[Records with drawing code]
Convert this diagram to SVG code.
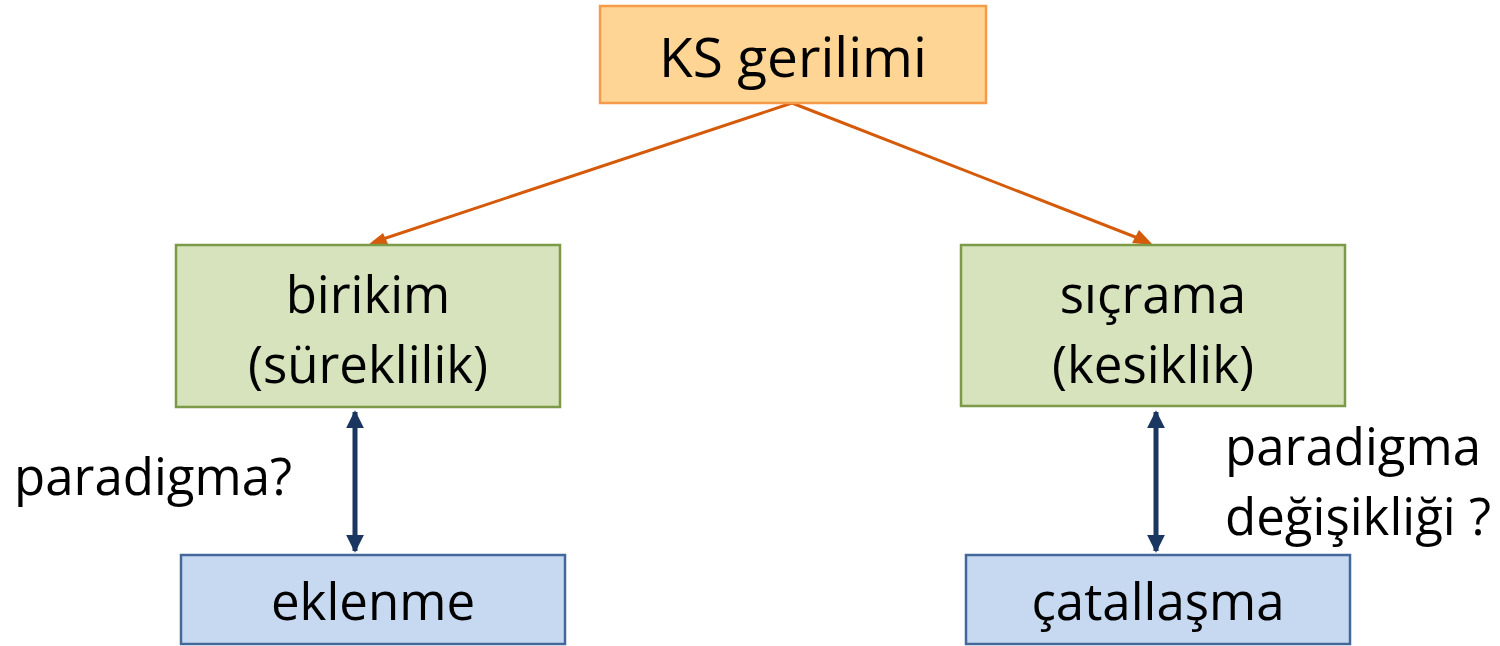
<svg xmlns="http://www.w3.org/2000/svg" width="1500" height="646" viewBox="0 0 1500 646">
<style>
text{font-family:"Open Sans","Liberation Sans",sans-serif;fill:#000;font-size:51px;}
.c{text-anchor:middle;}
.top{fill:#fed594;stroke:#f59c4b;stroke-width:2.5;}
.mid{fill:#d6e3bd;stroke:#7d9a48;stroke-width:2.5;}
.bot{fill:#c7d9f0;stroke:#44689a;stroke-width:2.5;}
.oa{stroke:#d55b0a;stroke-width:3;fill:none;}
.ba{stroke:#1b3660;stroke-width:5;fill:none;marker-start:url(#bh);marker-end:url(#bh);}
</style>
<defs>
<marker id="bh" viewBox="0 0 10 10" refX="9" refY="5" markerWidth="18" markerHeight="18" orient="auto-start-reverse" markerUnits="userSpaceOnUse">
<path d="M0,0 L10,5 L0,10 z" fill="#1b3660"/>
</marker>
</defs>
<g id="connectors">
<path class="oa" d="M792,103 L374,242"/>
<polygon points="368,245 383,233 389,246" fill="#d55b0a"/>
<path class="oa" d="M792,103 L1148,242"/>
<polygon points="1153,245 1132,243 1139,230" fill="#d55b0a"/>
<path class="ba" d="M355,412 L355,551"/>
<path class="ba" d="M1156,412 L1156,551"/>
</g>
<g id="n-top"><rect class="top" x="600" y="6" width="386" height="97"/><text class="c" x="793" y="77" style="font-size:55px">KS gerilimi</text></g>
<g id="n-birikim"><rect class="mid" x="176" y="245" width="384" height="162"/><text class="c" x="368" y="313">birikim</text><text class="c" x="368" y="383">(süreklilik)</text></g>
<g id="n-sicrama"><rect class="mid" x="961" y="245" width="384" height="161"/><text class="c" x="1153" y="313">sıçrama</text><text class="c" x="1153" y="383">(kesiklik)</text></g>
<g id="n-eklenme"><rect class="bot" x="181" y="555" width="384" height="89"/><text class="c" x="373" y="620">eklenme</text></g>
<g id="n-catal"><rect class="bot" x="966" y="555" width="384" height="89"/><text class="c" x="1158" y="620">çatallaşma</text></g>
<g id="l-left"><text x="14" y="495">paradigma?</text></g>
<g id="l-right"><text x="1225" y="465">paradigma</text><text x="1225" y="535">değişikliği ?</text></g>
</svg>
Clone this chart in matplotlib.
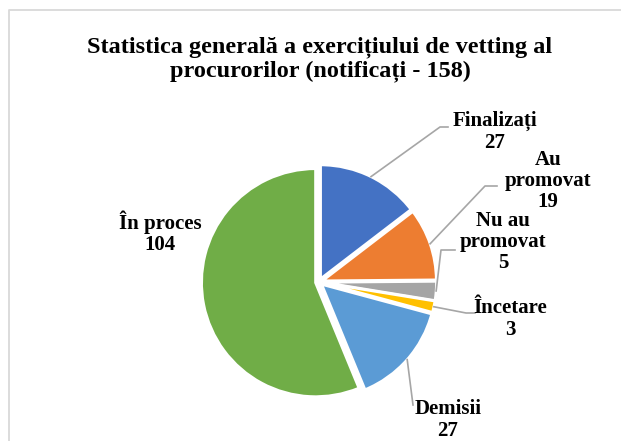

## Your task
Every line of the data should be copied as it stands, without the images.

## Exercise output
Convert this diagram to SVG code.
<svg xmlns="http://www.w3.org/2000/svg" width="1500" height="646" viewBox="0 0 1500 646">
<style>
text{font-family:"Open Sans","Liberation Sans",sans-serif;fill:#000;font-size:51px;}
.c{text-anchor:middle;}
.top{fill:#fed594;stroke:#f59c4b;stroke-width:2.5;}
.mid{fill:#d6e3bd;stroke:#7d9a48;stroke-width:2.5;}
.bot{fill:#c7d9f0;stroke:#44689a;stroke-width:2.5;}
.oa{stroke:#d55b0a;stroke-width:3;fill:none;}
.ba{stroke:#1b3660;stroke-width:5;fill:none;marker-start:url(#bh);marker-end:url(#bh);}
</style>
<defs>
<marker id="bh" viewBox="0 0 10 10" refX="9" refY="5" markerWidth="18" markerHeight="18" orient="auto-start-reverse" markerUnits="userSpaceOnUse">
<path d="M0,0 L10,5 L0,10 z" fill="#1b3660"/>
</marker>
</defs>
<g id="connectors">
<path class="oa" d="M792,103 L374,242"/>
<polygon points="368,245 383,233 389,246" fill="#d55b0a"/>
<path class="oa" d="M792,103 L1148,242"/>
<polygon points="1153,245 1132,243 1139,230" fill="#d55b0a"/>
<path class="ba" d="M355,412 L355,551"/>
<path class="ba" d="M1156,412 L1156,551"/>
</g>
<g id="n-top"><rect class="top" x="600" y="6" width="386" height="97"/><text class="c" x="793" y="77" style="font-size:55px">KS gerilimi</text></g>
<g id="n-birikim"><rect class="mid" x="176" y="245" width="384" height="162"/><text class="c" x="368" y="313">birikim</text><text class="c" x="368" y="383">(süreklilik)</text></g>
<g id="n-sicrama"><rect class="mid" x="961" y="245" width="384" height="161"/><text class="c" x="1153" y="313">sıçrama</text><text class="c" x="1153" y="383">(kesiklik)</text></g>
<g id="n-eklenme"><rect class="bot" x="181" y="555" width="384" height="89"/><text class="c" x="373" y="620">eklenme</text></g>
<g id="n-catal"><rect class="bot" x="966" y="555" width="384" height="89"/><text class="c" x="1158" y="620">çatallaşma</text></g>
<g id="l-left"><text x="14" y="495">paradigma?</text></g>
<g id="l-right"><text x="1225" y="465">paradigma</text><text x="1225" y="535">değişikliği ?</text></g>
</svg>
Clone this chart in matplotlib.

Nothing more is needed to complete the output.